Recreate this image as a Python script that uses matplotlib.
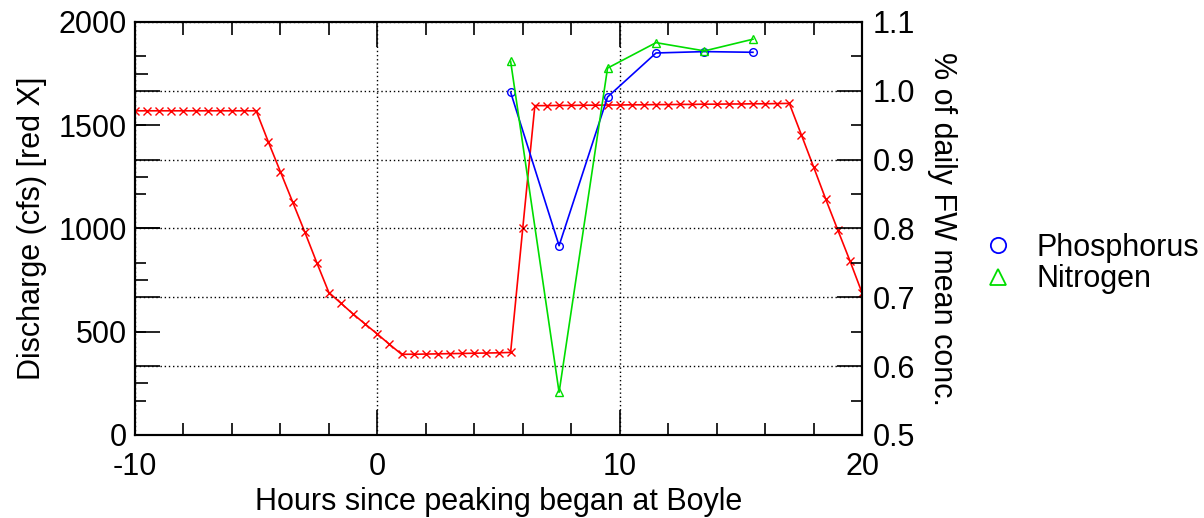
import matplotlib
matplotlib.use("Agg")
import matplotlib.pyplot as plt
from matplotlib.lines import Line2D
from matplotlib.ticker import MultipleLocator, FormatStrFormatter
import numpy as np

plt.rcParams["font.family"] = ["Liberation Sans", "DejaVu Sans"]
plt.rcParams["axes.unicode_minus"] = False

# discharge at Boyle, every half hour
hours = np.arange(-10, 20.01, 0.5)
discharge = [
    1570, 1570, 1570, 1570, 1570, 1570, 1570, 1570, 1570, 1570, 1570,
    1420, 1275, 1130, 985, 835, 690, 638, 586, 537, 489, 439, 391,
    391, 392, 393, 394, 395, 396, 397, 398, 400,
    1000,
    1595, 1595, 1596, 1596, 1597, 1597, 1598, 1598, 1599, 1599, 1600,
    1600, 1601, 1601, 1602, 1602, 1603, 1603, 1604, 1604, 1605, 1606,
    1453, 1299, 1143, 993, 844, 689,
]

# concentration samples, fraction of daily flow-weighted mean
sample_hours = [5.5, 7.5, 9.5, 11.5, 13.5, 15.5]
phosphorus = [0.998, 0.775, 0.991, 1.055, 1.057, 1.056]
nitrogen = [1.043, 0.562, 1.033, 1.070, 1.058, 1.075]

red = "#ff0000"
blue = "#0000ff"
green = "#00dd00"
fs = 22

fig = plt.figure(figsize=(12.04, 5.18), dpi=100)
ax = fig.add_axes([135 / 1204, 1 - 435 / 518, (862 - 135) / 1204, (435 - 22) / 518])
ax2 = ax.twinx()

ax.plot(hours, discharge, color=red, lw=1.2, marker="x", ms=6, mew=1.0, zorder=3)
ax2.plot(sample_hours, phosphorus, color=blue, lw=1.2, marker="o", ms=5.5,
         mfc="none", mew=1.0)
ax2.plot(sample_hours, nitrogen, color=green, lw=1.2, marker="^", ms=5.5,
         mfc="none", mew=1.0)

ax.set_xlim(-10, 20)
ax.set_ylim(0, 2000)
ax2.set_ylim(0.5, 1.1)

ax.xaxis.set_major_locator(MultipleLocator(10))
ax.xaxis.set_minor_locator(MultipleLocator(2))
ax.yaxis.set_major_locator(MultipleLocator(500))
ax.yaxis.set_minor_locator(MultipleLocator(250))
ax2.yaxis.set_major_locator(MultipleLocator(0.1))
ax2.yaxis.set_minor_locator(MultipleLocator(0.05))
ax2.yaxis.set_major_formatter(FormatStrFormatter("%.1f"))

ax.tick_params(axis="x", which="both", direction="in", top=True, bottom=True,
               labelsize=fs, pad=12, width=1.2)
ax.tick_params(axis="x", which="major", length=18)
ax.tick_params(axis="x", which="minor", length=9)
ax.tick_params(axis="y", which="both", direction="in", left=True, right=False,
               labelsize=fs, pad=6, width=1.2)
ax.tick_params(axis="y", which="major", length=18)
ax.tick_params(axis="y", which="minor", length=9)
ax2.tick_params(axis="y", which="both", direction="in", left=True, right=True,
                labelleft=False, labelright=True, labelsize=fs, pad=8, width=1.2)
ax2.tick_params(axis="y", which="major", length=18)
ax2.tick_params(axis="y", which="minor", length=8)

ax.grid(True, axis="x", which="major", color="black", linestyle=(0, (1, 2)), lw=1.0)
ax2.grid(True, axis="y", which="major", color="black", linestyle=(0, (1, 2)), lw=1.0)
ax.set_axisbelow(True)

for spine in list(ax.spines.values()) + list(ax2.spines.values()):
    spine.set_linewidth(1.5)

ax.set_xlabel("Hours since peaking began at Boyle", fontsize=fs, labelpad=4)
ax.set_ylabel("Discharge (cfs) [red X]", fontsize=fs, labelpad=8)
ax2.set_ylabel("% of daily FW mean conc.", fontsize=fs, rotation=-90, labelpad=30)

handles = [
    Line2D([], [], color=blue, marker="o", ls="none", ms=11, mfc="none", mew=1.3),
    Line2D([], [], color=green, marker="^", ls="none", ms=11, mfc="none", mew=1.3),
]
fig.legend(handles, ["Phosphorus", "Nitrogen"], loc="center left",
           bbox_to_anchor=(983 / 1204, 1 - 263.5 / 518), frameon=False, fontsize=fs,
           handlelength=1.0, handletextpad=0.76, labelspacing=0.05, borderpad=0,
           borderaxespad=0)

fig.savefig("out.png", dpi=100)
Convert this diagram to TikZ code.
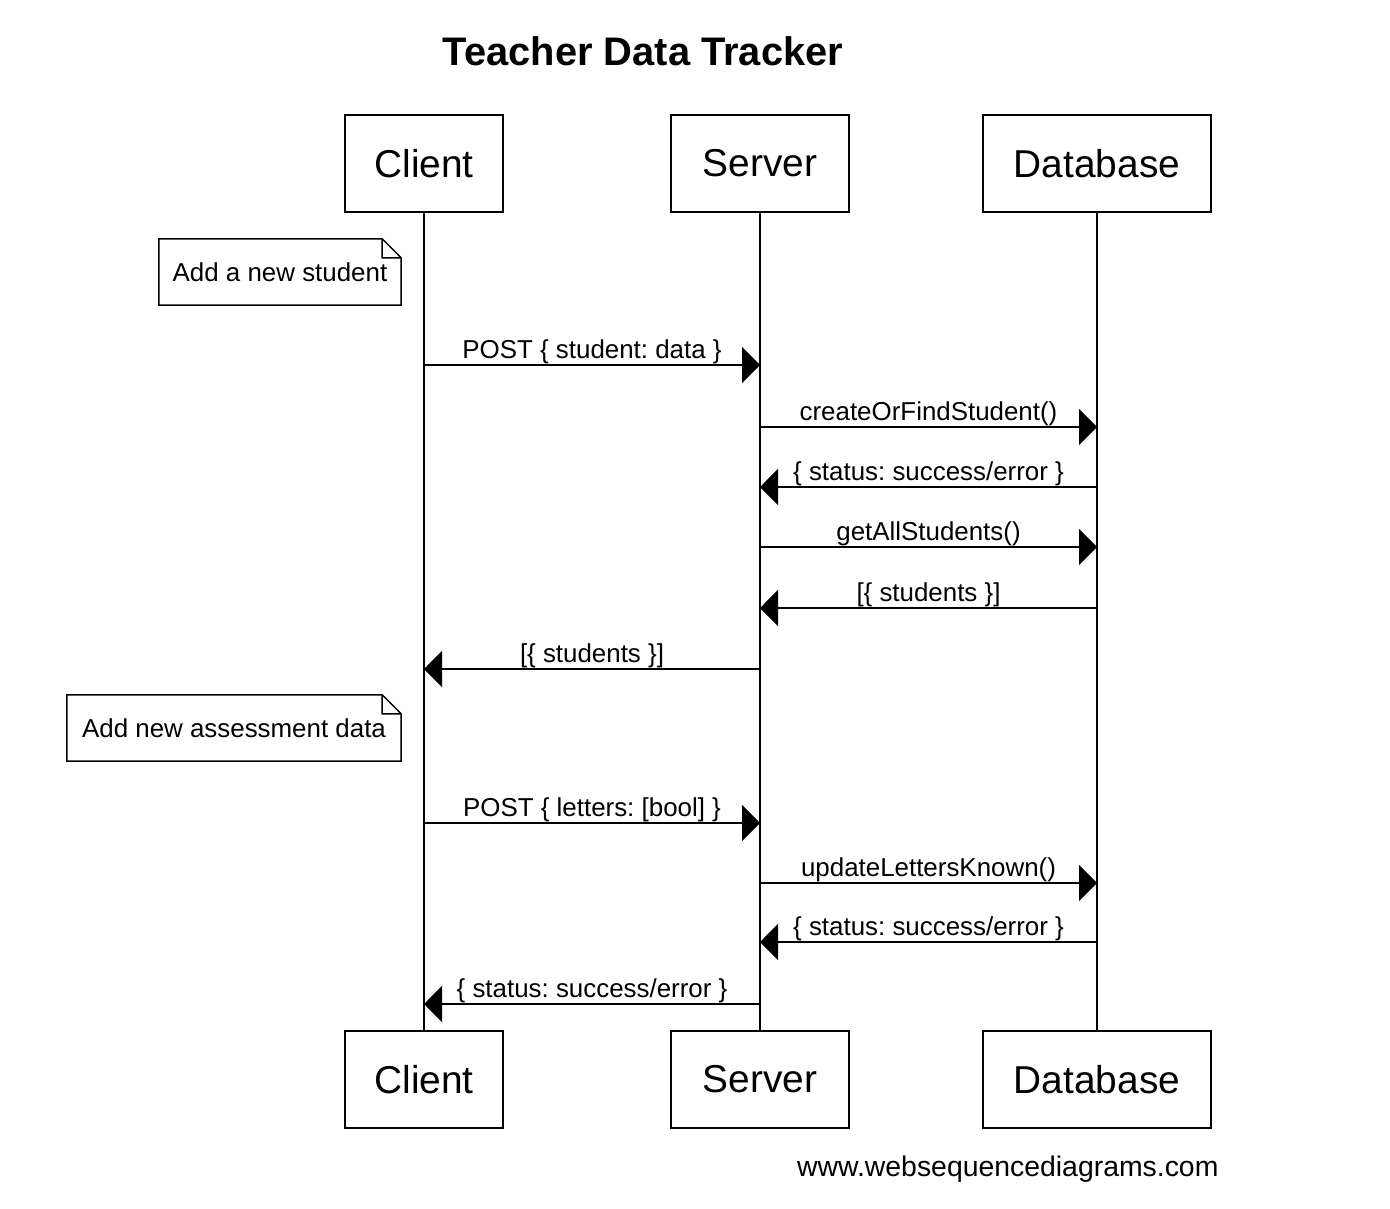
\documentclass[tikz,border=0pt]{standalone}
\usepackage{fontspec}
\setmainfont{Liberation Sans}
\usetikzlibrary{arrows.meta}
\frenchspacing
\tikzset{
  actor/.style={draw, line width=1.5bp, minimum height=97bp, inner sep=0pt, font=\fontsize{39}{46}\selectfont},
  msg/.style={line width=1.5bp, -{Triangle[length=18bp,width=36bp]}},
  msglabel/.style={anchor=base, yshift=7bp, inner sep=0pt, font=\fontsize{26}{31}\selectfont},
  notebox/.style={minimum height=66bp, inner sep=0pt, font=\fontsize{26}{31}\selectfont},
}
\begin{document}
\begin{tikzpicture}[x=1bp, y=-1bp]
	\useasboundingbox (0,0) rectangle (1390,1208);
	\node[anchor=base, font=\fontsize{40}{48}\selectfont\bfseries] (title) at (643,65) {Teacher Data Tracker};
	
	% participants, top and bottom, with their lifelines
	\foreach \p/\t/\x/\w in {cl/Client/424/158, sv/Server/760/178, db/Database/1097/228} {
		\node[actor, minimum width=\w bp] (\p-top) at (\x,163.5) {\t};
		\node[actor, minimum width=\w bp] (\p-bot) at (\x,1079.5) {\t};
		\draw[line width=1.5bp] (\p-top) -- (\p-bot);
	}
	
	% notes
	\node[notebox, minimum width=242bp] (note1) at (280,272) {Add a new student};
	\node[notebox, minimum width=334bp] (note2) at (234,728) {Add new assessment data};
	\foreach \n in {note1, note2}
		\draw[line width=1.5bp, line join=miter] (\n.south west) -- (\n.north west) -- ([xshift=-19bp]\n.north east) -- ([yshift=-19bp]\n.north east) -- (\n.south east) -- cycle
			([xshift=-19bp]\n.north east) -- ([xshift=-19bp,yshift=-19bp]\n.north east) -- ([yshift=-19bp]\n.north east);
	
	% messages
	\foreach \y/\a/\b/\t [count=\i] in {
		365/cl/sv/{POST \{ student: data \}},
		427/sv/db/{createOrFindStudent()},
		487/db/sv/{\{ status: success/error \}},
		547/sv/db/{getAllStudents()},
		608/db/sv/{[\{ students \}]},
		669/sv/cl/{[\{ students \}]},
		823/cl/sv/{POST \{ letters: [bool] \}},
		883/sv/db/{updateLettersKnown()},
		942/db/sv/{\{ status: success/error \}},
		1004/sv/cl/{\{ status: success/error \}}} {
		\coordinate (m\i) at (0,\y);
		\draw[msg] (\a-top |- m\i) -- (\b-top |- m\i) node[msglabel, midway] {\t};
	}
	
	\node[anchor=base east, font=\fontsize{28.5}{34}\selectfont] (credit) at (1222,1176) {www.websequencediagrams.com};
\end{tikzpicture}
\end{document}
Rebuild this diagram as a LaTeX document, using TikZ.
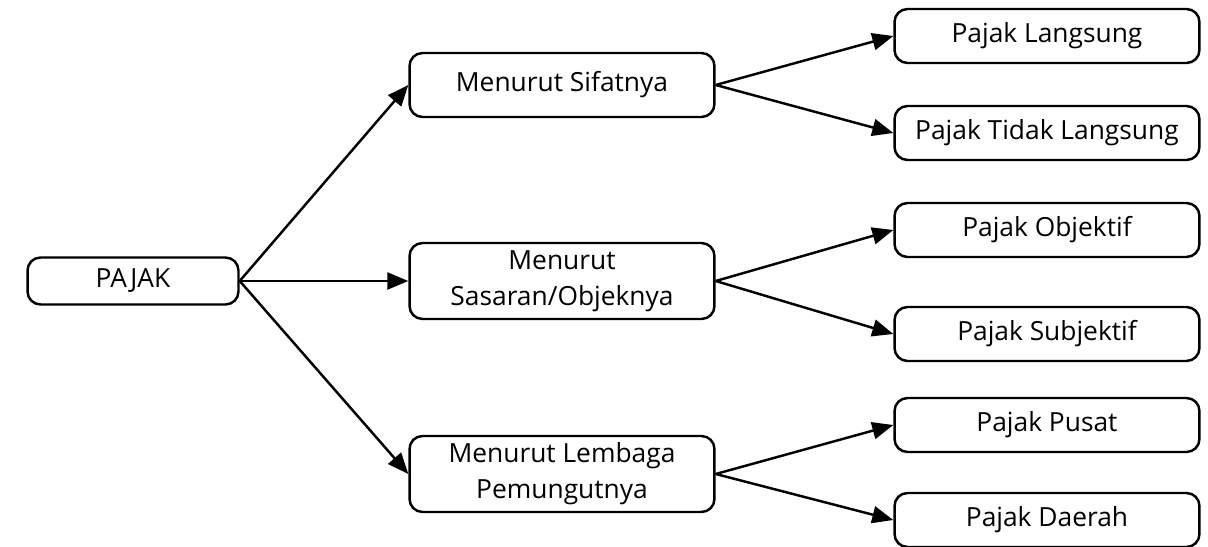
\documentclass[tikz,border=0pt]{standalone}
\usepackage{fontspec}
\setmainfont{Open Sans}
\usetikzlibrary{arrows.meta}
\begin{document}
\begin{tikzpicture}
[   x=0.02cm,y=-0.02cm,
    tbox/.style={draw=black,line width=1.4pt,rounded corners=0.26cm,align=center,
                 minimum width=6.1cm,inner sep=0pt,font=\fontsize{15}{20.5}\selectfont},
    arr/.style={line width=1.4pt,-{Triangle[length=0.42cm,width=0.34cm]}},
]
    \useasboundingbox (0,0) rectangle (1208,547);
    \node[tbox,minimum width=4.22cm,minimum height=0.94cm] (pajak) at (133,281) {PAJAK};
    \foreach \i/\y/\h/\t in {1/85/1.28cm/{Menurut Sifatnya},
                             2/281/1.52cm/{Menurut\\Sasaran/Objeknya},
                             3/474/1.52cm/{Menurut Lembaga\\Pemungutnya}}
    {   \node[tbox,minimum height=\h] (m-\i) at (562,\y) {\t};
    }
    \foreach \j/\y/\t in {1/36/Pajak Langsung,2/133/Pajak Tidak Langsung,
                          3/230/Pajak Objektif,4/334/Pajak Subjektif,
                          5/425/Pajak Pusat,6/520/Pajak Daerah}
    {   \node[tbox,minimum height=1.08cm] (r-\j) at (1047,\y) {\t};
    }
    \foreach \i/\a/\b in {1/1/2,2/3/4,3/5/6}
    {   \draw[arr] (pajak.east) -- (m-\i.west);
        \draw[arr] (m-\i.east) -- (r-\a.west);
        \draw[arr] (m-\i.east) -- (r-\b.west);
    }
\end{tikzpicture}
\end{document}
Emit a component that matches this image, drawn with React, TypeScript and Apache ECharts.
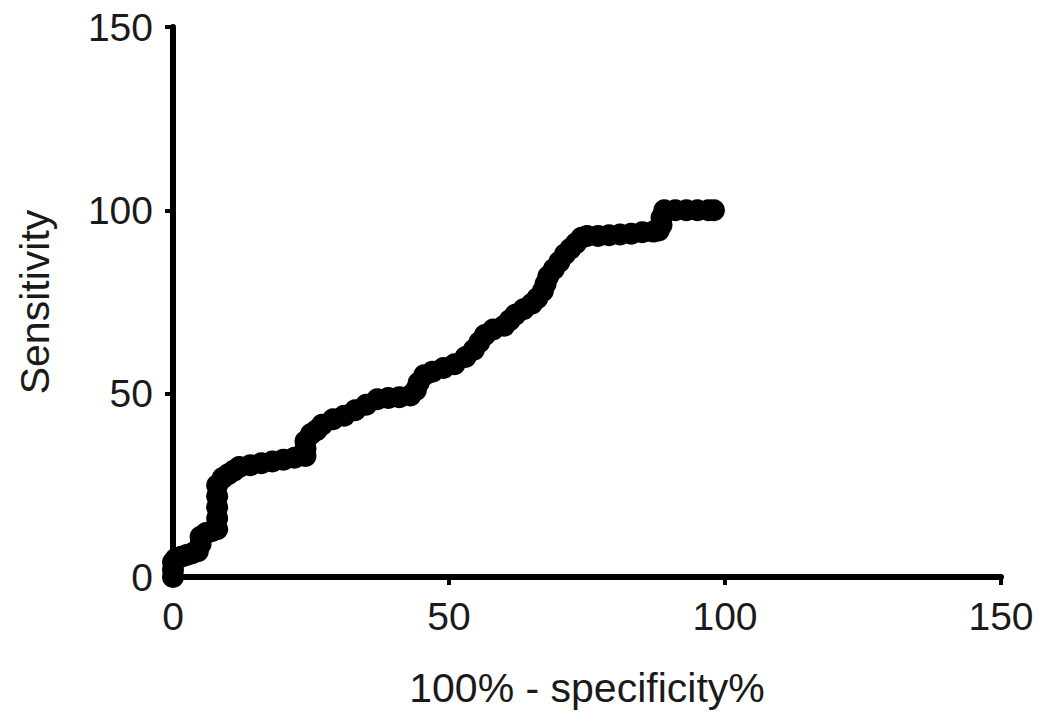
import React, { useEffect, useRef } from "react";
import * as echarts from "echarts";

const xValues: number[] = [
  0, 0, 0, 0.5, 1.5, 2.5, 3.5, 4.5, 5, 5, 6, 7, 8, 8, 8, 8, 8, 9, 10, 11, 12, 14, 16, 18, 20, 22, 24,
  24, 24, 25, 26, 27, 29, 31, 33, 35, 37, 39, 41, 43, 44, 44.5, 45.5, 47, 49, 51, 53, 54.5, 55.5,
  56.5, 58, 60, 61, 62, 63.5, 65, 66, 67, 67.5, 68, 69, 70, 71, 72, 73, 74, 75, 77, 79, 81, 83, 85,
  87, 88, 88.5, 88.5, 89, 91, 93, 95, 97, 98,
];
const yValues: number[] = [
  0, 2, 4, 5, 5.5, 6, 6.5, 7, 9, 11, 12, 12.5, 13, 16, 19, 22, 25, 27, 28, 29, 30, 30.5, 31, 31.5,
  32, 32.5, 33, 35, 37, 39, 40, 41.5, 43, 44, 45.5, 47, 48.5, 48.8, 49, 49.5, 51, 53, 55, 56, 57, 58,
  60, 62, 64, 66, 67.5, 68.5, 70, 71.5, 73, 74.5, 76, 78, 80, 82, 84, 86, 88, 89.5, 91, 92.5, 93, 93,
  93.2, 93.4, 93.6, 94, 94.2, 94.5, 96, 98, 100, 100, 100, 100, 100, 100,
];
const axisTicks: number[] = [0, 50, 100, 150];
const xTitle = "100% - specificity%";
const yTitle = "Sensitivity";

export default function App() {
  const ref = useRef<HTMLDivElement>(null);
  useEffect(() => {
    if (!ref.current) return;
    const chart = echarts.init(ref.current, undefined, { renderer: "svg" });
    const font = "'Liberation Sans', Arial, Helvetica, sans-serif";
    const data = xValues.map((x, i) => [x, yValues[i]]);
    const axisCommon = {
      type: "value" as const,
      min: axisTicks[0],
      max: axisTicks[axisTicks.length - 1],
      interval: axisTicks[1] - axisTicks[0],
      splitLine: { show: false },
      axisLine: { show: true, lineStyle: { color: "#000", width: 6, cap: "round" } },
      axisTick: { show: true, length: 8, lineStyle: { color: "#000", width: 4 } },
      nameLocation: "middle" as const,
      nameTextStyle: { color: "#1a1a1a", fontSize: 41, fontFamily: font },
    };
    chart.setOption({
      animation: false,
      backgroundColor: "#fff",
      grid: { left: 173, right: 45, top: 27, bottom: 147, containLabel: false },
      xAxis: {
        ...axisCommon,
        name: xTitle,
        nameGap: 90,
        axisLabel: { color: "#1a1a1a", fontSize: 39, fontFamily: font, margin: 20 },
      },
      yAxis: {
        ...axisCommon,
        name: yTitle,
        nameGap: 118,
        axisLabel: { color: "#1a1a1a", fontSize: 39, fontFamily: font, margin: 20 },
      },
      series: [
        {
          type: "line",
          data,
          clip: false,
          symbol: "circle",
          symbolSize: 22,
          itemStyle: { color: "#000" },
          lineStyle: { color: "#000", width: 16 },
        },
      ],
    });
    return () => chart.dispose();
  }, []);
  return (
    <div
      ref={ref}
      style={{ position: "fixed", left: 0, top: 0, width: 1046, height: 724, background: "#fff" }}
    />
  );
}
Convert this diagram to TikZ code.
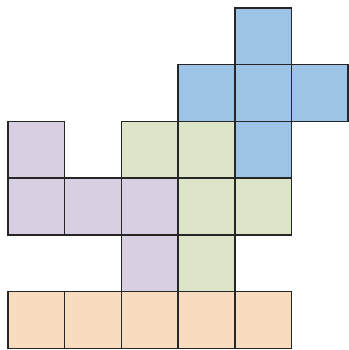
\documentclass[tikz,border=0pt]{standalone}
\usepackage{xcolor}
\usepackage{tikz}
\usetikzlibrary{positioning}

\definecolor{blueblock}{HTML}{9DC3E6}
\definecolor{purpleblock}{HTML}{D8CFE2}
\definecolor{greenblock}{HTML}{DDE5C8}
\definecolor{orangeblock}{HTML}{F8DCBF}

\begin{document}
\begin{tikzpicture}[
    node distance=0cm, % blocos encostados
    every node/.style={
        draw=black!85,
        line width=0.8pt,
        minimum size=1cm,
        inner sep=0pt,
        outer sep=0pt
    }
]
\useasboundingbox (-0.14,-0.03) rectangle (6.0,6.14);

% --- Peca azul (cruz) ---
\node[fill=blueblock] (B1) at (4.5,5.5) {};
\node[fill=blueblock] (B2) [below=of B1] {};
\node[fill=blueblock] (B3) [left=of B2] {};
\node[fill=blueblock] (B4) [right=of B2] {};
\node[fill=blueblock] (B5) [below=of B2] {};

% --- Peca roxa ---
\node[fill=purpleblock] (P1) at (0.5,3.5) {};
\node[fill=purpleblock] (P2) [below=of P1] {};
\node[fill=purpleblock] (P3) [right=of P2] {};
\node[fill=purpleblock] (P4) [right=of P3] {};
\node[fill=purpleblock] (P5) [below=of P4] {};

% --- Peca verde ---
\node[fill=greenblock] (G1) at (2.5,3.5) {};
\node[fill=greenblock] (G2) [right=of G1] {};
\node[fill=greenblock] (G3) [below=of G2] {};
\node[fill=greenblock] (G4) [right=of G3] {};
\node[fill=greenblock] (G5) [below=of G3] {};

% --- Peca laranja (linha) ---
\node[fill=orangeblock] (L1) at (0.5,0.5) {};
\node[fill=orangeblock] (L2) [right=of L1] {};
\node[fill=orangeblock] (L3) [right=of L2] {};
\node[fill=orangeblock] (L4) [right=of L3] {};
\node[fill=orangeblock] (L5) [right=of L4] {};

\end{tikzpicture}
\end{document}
#####
For the listing above, identify each line bearing "that".

Recreate this image as a Python script that uses matplotlib.
Emit a component that matches this image, drawn with React, TypeScript and Apache ECharts.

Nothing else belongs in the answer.